Sat | Apr 29, 2017

Letter of the Day: UWI dropped ball on water crisis research

Published:Wednesday | July 8, 2015 | 7:00 AM

THE EDITOR, Sir:

It is my belief that my alma mater, the University of the West Indies (Mona), has not done enough to provide national policy solutions that could have mitigated the impact of the current drought crisis in Jamaica.

If one takes a glance at the Faculty of Social Sciences' main web page, its primary departmental offerings include business

management, tourism, psychology, social work, government and economics.

With regard to this current water shortage, like a distracted slip fielder, UWI has dropped the ball. There is a variety of technical and policy solutions that, over the years, should have offset some of the deleterious effects currently being experienced.

I am not suggesting that it is the sole remit of UWI and the Department of Economics to solve the current crisis.
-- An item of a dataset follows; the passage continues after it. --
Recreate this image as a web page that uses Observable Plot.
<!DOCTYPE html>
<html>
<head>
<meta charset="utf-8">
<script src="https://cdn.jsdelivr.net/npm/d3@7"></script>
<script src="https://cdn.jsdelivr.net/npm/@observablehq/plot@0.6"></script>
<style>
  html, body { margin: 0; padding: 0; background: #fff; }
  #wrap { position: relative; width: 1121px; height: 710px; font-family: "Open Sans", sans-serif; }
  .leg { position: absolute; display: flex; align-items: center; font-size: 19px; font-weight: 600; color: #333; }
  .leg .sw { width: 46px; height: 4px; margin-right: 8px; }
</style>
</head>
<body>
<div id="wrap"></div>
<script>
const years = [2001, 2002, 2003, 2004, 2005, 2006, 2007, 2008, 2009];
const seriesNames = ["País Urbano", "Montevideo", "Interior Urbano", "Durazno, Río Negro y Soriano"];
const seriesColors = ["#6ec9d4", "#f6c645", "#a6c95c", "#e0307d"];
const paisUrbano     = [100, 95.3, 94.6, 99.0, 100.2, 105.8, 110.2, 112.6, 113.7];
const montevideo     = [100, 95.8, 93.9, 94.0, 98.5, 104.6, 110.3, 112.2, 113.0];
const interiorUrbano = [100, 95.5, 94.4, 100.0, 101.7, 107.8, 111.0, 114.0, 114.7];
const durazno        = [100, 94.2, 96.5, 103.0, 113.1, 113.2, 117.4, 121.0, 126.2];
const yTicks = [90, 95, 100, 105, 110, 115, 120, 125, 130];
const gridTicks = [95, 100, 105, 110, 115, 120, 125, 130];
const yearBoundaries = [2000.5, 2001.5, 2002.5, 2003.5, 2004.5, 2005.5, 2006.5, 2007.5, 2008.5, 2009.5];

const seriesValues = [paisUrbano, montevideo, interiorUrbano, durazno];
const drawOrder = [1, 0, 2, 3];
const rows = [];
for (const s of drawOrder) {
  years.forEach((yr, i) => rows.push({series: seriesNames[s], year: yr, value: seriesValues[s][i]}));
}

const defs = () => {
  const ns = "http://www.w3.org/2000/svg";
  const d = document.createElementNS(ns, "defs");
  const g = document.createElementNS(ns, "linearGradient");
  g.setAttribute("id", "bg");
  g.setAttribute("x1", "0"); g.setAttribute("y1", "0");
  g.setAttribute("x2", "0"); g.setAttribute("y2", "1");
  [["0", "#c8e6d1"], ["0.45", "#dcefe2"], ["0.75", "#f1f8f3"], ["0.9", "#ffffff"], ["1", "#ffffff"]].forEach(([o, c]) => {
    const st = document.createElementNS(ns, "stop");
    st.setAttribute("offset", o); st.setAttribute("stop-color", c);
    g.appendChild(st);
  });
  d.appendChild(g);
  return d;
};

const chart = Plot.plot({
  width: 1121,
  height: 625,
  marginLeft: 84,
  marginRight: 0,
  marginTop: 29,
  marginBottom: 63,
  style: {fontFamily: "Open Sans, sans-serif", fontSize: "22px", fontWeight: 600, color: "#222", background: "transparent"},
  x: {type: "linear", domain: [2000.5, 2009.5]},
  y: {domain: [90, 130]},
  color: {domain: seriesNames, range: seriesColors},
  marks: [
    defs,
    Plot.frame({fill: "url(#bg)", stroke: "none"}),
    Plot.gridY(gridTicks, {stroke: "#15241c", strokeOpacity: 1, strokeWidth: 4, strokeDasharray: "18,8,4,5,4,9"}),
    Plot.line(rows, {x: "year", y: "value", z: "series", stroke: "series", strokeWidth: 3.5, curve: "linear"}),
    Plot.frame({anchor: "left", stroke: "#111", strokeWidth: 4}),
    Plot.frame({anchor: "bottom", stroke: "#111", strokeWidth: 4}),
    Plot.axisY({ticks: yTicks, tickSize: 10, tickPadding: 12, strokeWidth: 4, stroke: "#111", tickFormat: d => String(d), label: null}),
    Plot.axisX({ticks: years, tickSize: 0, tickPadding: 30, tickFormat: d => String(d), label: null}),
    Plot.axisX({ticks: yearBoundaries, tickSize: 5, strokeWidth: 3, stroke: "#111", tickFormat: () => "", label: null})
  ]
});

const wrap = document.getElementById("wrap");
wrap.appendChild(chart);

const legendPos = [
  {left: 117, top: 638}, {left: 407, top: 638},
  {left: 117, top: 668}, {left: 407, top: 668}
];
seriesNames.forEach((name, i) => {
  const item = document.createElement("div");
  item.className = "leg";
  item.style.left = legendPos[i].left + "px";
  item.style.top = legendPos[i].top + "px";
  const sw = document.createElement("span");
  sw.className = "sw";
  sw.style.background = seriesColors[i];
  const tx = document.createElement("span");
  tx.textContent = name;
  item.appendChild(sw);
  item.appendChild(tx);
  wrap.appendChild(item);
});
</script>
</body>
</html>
But UWI, through its Economics Department, should have taught courses and generated scholarly research, thereby producing national policy solutions and skilled professionals that may have led to reducing the impact of the current drought and water shortage.

In my opinion, UWI has not paid serious attention to disciplines such as water-resource economics, agricultural resource economics, environmental economics, and natural-resource economics (renewable and non-renewable), among others. If they have, they need to vastly improve advertising the results of relevant research.
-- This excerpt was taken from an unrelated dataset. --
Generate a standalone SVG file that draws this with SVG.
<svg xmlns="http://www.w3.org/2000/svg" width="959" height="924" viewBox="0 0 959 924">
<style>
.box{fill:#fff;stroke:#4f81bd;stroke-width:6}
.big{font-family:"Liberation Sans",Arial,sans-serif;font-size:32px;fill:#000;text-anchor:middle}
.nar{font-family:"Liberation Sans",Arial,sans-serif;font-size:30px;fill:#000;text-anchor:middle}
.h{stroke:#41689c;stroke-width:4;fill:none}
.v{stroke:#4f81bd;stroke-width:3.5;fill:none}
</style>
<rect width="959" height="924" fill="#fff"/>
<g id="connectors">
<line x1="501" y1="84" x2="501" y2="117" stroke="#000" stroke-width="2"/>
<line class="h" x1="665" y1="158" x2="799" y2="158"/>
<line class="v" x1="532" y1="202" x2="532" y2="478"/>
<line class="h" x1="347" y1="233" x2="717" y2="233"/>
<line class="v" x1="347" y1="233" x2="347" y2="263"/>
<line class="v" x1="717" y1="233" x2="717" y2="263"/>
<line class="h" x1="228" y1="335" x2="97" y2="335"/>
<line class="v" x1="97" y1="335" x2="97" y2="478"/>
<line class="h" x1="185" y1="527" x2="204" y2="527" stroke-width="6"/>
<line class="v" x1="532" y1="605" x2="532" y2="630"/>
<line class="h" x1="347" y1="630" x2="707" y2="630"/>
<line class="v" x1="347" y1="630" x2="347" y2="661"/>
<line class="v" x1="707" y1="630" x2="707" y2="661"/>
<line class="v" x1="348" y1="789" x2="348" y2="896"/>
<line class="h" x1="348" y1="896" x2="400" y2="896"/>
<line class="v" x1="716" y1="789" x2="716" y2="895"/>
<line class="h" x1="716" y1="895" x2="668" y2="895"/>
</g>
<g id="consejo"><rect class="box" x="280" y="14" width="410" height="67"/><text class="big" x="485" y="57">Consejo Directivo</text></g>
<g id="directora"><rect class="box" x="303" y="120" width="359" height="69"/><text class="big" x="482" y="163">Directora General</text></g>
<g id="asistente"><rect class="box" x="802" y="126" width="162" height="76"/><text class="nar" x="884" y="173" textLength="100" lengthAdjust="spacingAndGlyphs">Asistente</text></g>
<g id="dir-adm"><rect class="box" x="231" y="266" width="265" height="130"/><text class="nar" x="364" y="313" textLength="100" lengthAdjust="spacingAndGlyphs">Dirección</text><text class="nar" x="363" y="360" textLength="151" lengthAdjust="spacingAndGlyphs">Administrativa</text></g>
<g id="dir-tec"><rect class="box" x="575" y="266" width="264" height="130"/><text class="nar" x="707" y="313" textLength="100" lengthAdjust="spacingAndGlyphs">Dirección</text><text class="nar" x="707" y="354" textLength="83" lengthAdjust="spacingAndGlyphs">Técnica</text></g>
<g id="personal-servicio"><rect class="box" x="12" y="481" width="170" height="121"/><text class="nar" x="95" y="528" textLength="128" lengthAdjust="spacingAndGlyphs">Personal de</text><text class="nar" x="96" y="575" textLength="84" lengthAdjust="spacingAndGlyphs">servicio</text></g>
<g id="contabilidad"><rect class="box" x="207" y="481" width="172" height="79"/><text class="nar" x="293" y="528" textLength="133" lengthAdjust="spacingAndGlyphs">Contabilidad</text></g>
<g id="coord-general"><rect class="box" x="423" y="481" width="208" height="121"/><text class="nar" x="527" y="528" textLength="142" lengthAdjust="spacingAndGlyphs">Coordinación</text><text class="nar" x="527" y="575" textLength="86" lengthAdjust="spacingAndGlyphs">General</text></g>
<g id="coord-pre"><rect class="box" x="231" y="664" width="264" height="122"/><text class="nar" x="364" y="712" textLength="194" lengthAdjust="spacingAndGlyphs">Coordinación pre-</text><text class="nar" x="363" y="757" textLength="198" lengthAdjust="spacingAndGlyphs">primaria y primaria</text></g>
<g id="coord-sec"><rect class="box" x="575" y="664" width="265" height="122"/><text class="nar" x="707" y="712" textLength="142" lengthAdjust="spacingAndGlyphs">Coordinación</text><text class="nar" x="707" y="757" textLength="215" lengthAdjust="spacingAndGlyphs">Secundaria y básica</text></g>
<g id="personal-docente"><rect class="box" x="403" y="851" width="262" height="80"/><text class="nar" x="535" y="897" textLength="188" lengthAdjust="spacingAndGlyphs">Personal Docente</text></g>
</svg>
Every crisis presents an opportunity, and although some may say it is too late, I would like to suggest to the social sciences faculty and students, get up from behind your desks, walk across the Ring Road, and go talk to your colleagues in the Faculty of Science and Technology, as well as the law faculty.

While you are at it, you could also pick up the phone and contact your sister campus in Trinidad and Tobago, perhaps starting with the faculties of engineering and agriculture. Solving real-world problems requires interdisciplinary approaches.

The continued societal relevance of UWI is linked to the ability to provide useful information well in advance of crises. My beloved UWI needs to wake up! If not, the other Jamaica-based tertiary institutions will take up the slack while you sleep.